Symptoms are: When the key is turned to run you get no engine indicator lights on display panel, no security key display, nothing changes. Turn key to crank position and no change. You can here a relay click on the lower left of dash when the key is turned to run.
Tested: Battery @ 12.7 volts, checked all fuses and fuse links, checked ground and positive connection @ starter. 
Other info: When door is opened fuel pump starts, center dash info does show time, temp, miles, etc. Lights work, Radio, Windows and fan work when key is turned to run.
Could this be a faulty ignition switch or a problem in the steering column electrical systems control module (J527)?
Thanks for any help


----------



## Unilateral Phase Detractor (Aug 23, 2005)
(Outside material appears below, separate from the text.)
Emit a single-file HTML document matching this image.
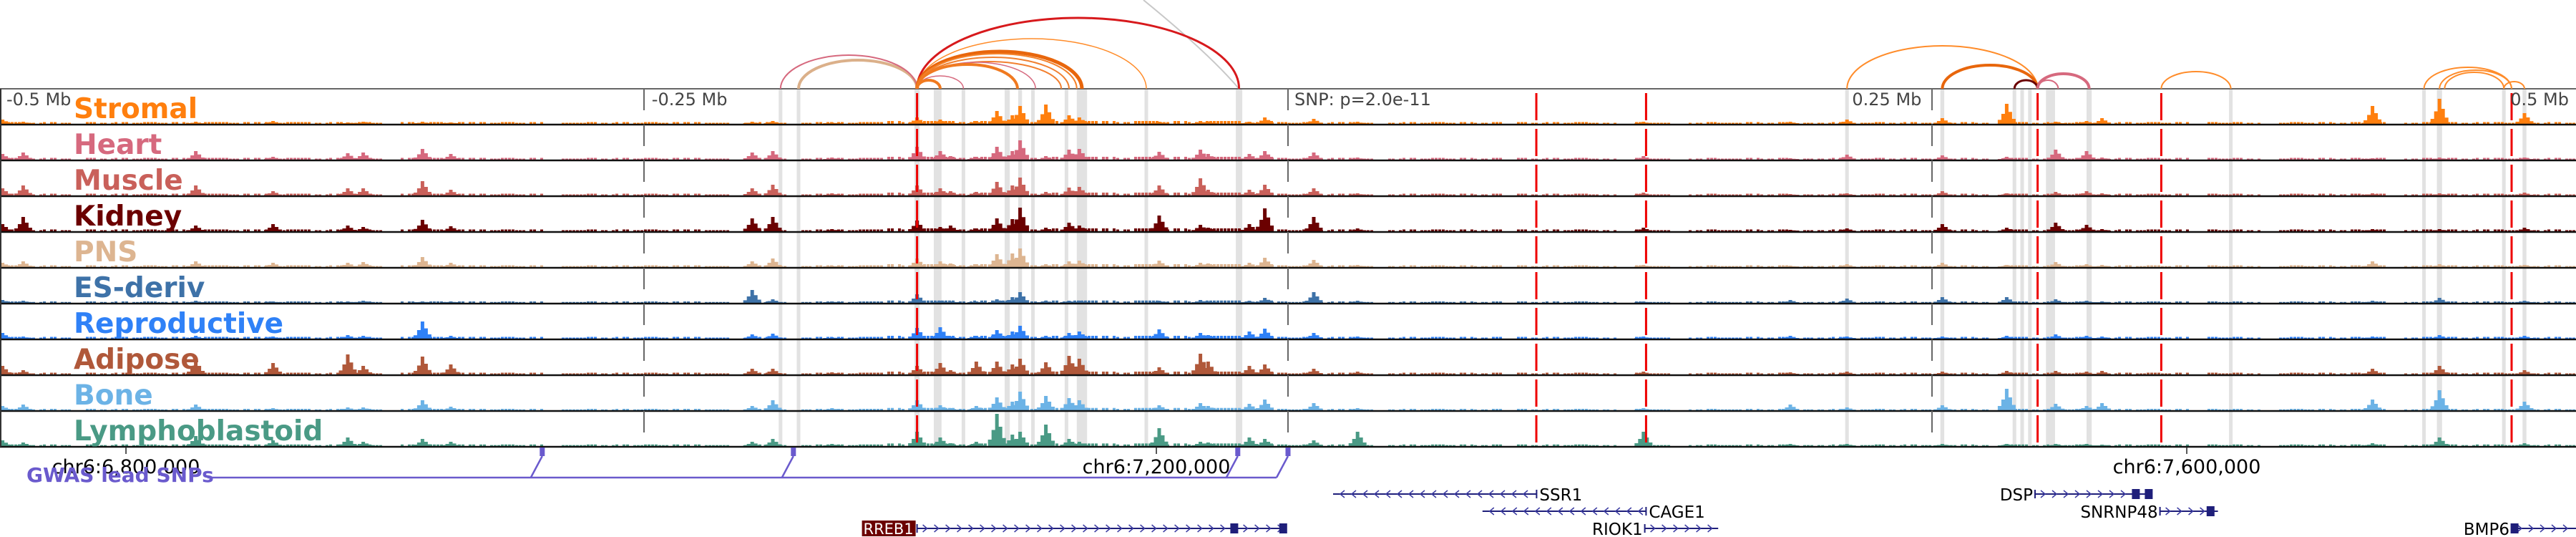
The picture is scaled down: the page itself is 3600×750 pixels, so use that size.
<!DOCTYPE html>
<html><head><meta charset="utf-8"><style>
html,body{margin:0;padding:0;background:#fff;}
svg{display:block;font-family:"DejaVu Sans","Liberation Sans",sans-serif;}
</style></head><body>
<svg id="chart" width="3600" height="750" viewBox="0 0 3600 750" xmlns="http://www.w3.org/2000/svg">
<g id="bands"></g>
<g id="bars"></g>
<g id="frame"></g>
<g id="arcs"></g>
<g id="labels"></g>
<g id="axis"></g>
<g id="gwas"></g>
<g id="genes"></g>
</svg>
<script>
// ---------- data ----------
const tracks = ["Stromal","Heart","Muscle","Kidney","PNS","ES-deriv","Reproductive","Adipose","Bone","Lymphoblastoid"];
const trackColors = ["#ff7f0e","#d6697e","#c9605a","#6b0000","#ddb591","#3e72a8","#2f81f7","#b0583a","#6cb3e6","#4a9a85"];
const peakKb = [-499,-491,-424,-394,-365,-359,-336,-325,-208,-200,-177,-144,-135,-131,-121,-113,-107,-104,-94,-85,-81,-50,-34,-31,-15,-9,10,27,138,195,217,254,279,298,310,316,421,447,480];
const hStromal = [6,3,3,4,2,3,3,2,3,4,2,9,6,2,4,18,12,25,27,12,9,3,4,3,3,9,7,3,3,3,6,8,28,3,4,8,25,35,15];
const hHeart = [8,10,12,4,9,10,15,8,10,12,3,18,12,5,4,18,12,27,5,14,15,11,14,8,8,12,10,3,5,2,7,6,4,14,12,3,2,3,3];
const hMuscle = [10,14,14,6,10,10,20,8,10,15,3,14,10,6,5,19,14,25,5,11,12,14,24,8,8,15,10,3,4,2,3,6,3,5,6,3,3,3,4];
const hKidney = [10,20,8,10,8,6,16,7,18,20,3,15,6,8,4,18,17,33,5,12,8,22,9,5,10,32,20,4,5,2,4,10,5,12,9,3,3,3,5];
const hPNS = [6,8,8,6,6,7,14,6,8,12,2,12,8,5,4,18,19,26,4,8,9,9,6,5,6,13,10,3,3,2,4,6,3,7,4,3,8,4,3];
const hES = [4,3,3,2,2,3,2,2,18,5,2,12,3,2,2,5,8,15,3,3,3,3,4,2,3,7,15,3,2,4,6,8,8,5,3,2,3,7,3];
const hRepro = [8,3,4,3,5,4,24,4,6,7,2,15,16,3,4,12,10,18,4,8,10,13,8,5,10,14,8,3,3,4,3,3,4,6,4,3,3,5,4];
const hAdipose = [12,6,20,16,28,12,25,14,8,8,3,12,16,6,18,18,14,22,17,26,22,10,29,18,12,14,8,4,4,3,4,4,5,5,4,5,8,12,6];
const hBone = [6,8,8,3,4,4,14,5,6,14,3,14,7,3,6,18,12,26,20,17,14,7,10,6,9,15,10,3,3,8,4,7,30,9,6,10,15,28,12];
const hLympho = [8,5,14,8,12,6,10,6,6,10,3,20,12,4,6,45,16,20,30,10,6,25,6,5,12,10,8,20,20,3,3,3,3,3,3,2,4,12,4];
const peakHeights = [hStromal,hHeart,hMuscle,hKidney,hPNS,hES,hRepro,hAdipose,hBone,hLympho];
const bgLevels = "221210212121212212212212121021212212120112121212211012101221223233323333232333233232333232121221012121212021212110211012112120112012121012102212120121212021210121212120121212212121212";
const bandKb = [-197,-190,-144,-136,-126,-109,-104,-99,-86,-80,-55,-19,217,254,282,285,288,296,311,366,441,447,472,480];
const bandWidthKb = [1,1,2,3,1,2,1.5,1,1,4,1,2.5,1,1.5,1,1,1,3.5,2,1,1,2,1,1.5];
const redKb = [-144,96.4,139,291,339,475];
const axisKb = [-250,0,250];
const axisLabels = ["-0.5 Mb","-0.25 Mb","SNP: p=2.0e-11","0.25 Mb","0.5 Mb"];
const axisLabelKb = [-497.5,-247,2.5,219,474.5];
const centerBp = 7251100;
const chromTicksBp = [6800000,7200000,7600000];
const chromTickLabels = ["chr6:6,800,000","chr6:7,200,000","chr6:7,600,000"];
const snpKb = [-289.5,-192,-19.5,0];
const arcStartKb = [-190,-197,-144,-144,-144,-144,-144,-144,-144,-144,-144,-144,217,254,282,291,291,339,441,447,449,472];
const arcEndKb = [-144,-144,-19,-55,-80,-82,-85,-88,-98,-105,-126,-135,291,291,291,311,299,366,475,475,472,480];
const arcApex = [84,77,25,54,72,75,80,86,87,90,106,112,64,91,112,103,112,100,94,98,101,114];
const arcColors = ["#dbb08a","#d6697e","#d7191c","#ff8c2a","#e8660c","#f4822a","#f08030","#f28030","#d6697e","#f07a20","#d6697e","#f07a20","#ff8c2a","#e8660c","#6b0000","#d6697e","#d6697e","#ff8c2a","#ff8c2a","#ff8c2a","#ff8c2a","#ff8c2a"];
const arcWidths = [4,2,3,1.5,5,2,2,2,1.5,4,1.5,4,2,4,3,4,2,2,2,2,2,2];
const geneNames = ["SSR1","CAGE1","RREB1","RIOK1","DSP","SNRNP48","BMP6"];
const geneStartKb = [17.5,75.5,-144,138.5,290,338.5,475];
const geneEndKb = [96.5,139,-1,167,335,361,500];
const geneRow = [0,1,2,2,0,1,2];
const geneStrand = [-1,-1,1,1,1,1,1];
const geneExonKb = [[],[],[-21,-2],[],[329,334],[358],[476]];

// ---------- scales ----------
const X = kb => (kb + 500) * 3.6;
const TOP = 124, TH = 50;
const ns = "http://www.w3.org/2000/svg";
function mk(tag, attrs, parent){ const e=document.createElementNS(ns,tag); for(const k in attrs) e.setAttribute(k,attrs[k]); parent.appendChild(e); return e; }

// bands
const bands=document.getElementById('bands');
bandKb.forEach((kb,i)=>{
  const w=Math.max(bandWidthKb[i]*3.6,5);
  const r=mk('rect',{x:X(kb)-w/2,y:TOP,width:w,height:TH*10,fill:'#e2e2e2'},bands);
  
  
});

// bars
const bars=document.getElementById('bars');
const bgScale=[1,1,1,1,1,0.8,1,1,0.8,0.9];
tracks.forEach((t,ti)=>{
  const base=TOP+TH*(ti+1)-1;
  const g=mk('g',{fill:trackColors[ti]},bars);
  
  
  let d='';
  for(let i=0;i<bgLevels.length;i++){
    const lv=+bgLevels[i]; if(!lv) continue;
    const h=[0,1.5,2.5,4][lv]*bgScale[ti];
    for(let j=0;j<4;j++){ if((i+j)%5===4) continue; const x=i*20+j*5; d+=`M${x} ${base}h4v${-h}h-4z`; }
  }
  const hs=peakHeights[ti];
  peakKb.forEach((kb,pi)=>{
    const h=hs[pi], x=X(kb);
    [[-10,0.2],[-5,0.5],[0,1],[5,0.6],[10,0.25]].forEach(([dx,f])=>{
      const hh=Math.max(h*f,1);
      d+=`M${x+dx-2.5} ${base}h5v${-hh}h-5z`;
    });
  });
  const p=mk('path',{d:d},g);
  
  
});

// frame
const frame=document.getElementById('frame');
mk('line',{x1:0,y1:TOP,x2:3600,y2:TOP,stroke:'#666','stroke-width':2},frame);
for(let i=1;i<=10;i++) mk('line',{x1:0,y1:TOP+TH*i,x2:3600,y2:TOP+TH*i,stroke:'#111','stroke-width':2.5},frame);
mk('line',{x1:1,y1:TOP,x2:1,y2:TOP+TH*10,stroke:'#333','stroke-width':2},frame);
axisKb.forEach(kb=>{
  const l=mk('line',{x1:X(kb),y1:TOP,x2:X(kb),y2:TOP+TH*10,stroke:'#666','stroke-width':2,'stroke-dasharray':'30 20'},frame);
  
  
});
redKb.forEach(kb=>{
  const l=mk('line',{x1:X(kb),y1:TOP-2,x2:X(kb),y2:TOP+TH*10,stroke:'#ee0000','stroke-width':3,'stroke-dasharray':'38 12','stroke-dashoffset':'42'},frame);
  
  
});

// arcs
const arcs=document.getElementById('arcs');
const gl=mk('path',{d:`M1598 0 Q1690 75 ${X(-19)} ${TOP}`,fill:'none',stroke:'#c8c8c8','stroke-width':2},arcs);


arcStartKb.forEach((s,i)=>{
  const x1=X(s),x2=X(arcEndKb[i]);
  const rx=(x2-x1)/2, ry=TOP-arcApex[i];
  const p=mk('path',{d:`M${x1} ${TOP} A${rx} ${ry} 0 0 1 ${x2} ${TOP}`,fill:'none',stroke:arcColors[i],'stroke-width':arcWidths[i]},arcs);
  
  
});

// labels
const labels=document.getElementById('labels');
tracks.forEach((t,ti)=>{
  const tx=mk('text',{x:103,y:TOP+TH*ti+41,fill:trackColors[ti],'font-size':39,'font-weight':'bold'},labels);
  tx.textContent=t;
  
  
});

// axis labels
const axis=document.getElementById('axis');
axisLabels.forEach((s,i)=>{
  const tx=mk('text',{x:X(axisLabelKb[i]),y:147,fill:'#444','font-size':24},axis);
  tx.textContent=s;
  
  
});
chromTicksBp.forEach((bp,i)=>{
  const x=X((bp-centerBp)/1000);
  mk('line',{x1:x,y1:624,x2:x,y2:634,stroke:'#222','stroke-width':1.5},axis);
  const tx=mk('text',{x:x,y:661,'text-anchor':'middle',fill:'#000','font-size':27},axis);
  tx.textContent=chromTickLabels[i];
  
  
});

// gwas
const gwas=document.getElementById('gwas');
const LINEY=667;
const lastX=X(snpKb[snpKb.length-1]);
mk('line',{x1:290,y1:LINEY,x2:lastX-16,y2:LINEY,stroke:'#6a5acd','stroke-width':2.5},gwas);
snpKb.forEach(kb=>{
  const x=X(kb);
  mk('rect',{x:x-3.5,y:625,width:7,height:12,fill:'#6a5acd'},gwas);
  const l=mk('line',{x1:x,y1:637,x2:x-16,y2:LINEY,stroke:'#6a5acd','stroke-width':2.5},gwas);
  
  
});
const gt=mk('text',{x:37,y:673,fill:'#6a5acd','font-size':28,'font-weight':'bold'},gwas);
gt.textContent='GWAS lead SNPs';



// genes
const genes=document.getElementById('genes');
const rowY=[690,714,738];
geneNames.forEach((n,i)=>{
  const g=mk('g',{},genes);
  
  
  const x1=X(geneStartKb[i]), x2=X(geneEndKb[i]), y=rowY[geneRow[i]];
  const col='#1f1f7a';
  mk('line',{x1:x1,y1:y,x2:x2,y2:y,stroke:col,'stroke-width':2},g);
  const sx = geneStrand[i]>0 ? x1 : x2;
  mk('line',{x1:sx,y1:y-6,x2:sx,y2:y+6,stroke:col,'stroke-width':2},g);
  let d='';
  for(let x=x1+12;x<x2-6;x+=16){
    if(geneStrand[i]>0) d+=`M${x-4} ${y-5}L${x+2} ${y}L${x-4} ${y+5}`;
    else d+=`M${x+4} ${y-5}L${x-2} ${y}L${x+4} ${y+5}`;
  }
  mk('path',{d:d,fill:'none',stroke:'#3a3aa0','stroke-width':1.5},g);
  geneExonKb[i].forEach(kb=>mk('rect',{x:X(kb)-5,y:y-7,width:11,height:14,fill:col},g));
  if(n==='RREB1'){
    mk('rect',{x:x1-77,y:y-11,width:75,height:22,fill:'#6b0000'},g);
    const t=mk('text',{x:x1-40,y:y+8,'text-anchor':'middle',fill:'#fff','font-size':21},g);
    t.textContent=n;
  } else if(geneStrand[i]<0){
    const t=mk('text',{x:x2+4,y:y+9,fill:'#000','font-size':23},g);
    t.textContent=n;
  } else {
    const t=mk('text',{x:x1-3,y:y+9,'text-anchor':'end',fill:'#000','font-size':23},g);
    t.textContent=n;
  }
});
</script>
</body></html>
*Re: 07 Jetta ignition electrical issue. (wahubb)*

Do your wipers and turn signals work? If so, then it's probably the ignition switch that's faulty. If not, then it's probably J527


----------



## wahubb (Aug 21, 2009)

The wipers do, but I'm not sure on the signals. Going to have to check this.
Thanks


----------



## wahubb (Aug 21, 2009)

Problem was bad CAN Gateway Bus Module. Part Number 1K0907530S


----------



## Unilateral Phase Detractor (Aug 23, 2005)

*Re: (wahubb)*

Cool thanks for the follow up


----------



## wahubb (Aug 21, 2009)

New follow up. The car only started 3 times, and died again. Now it was found to have two bad relays, KL15 (J329 power supply relay) and KL75 (J59 load reduction relay) which Volkswagen thinks shorted out the gateway module (P/N 1K0907530S) the 1st time.


----------



## RINGSROC (Apr 2, 2007)

*Re: (wahubb)*

Thanks for the update. Good info. http://****************.com/smile/emthup.gif 
Hope they get it done right this time...


----------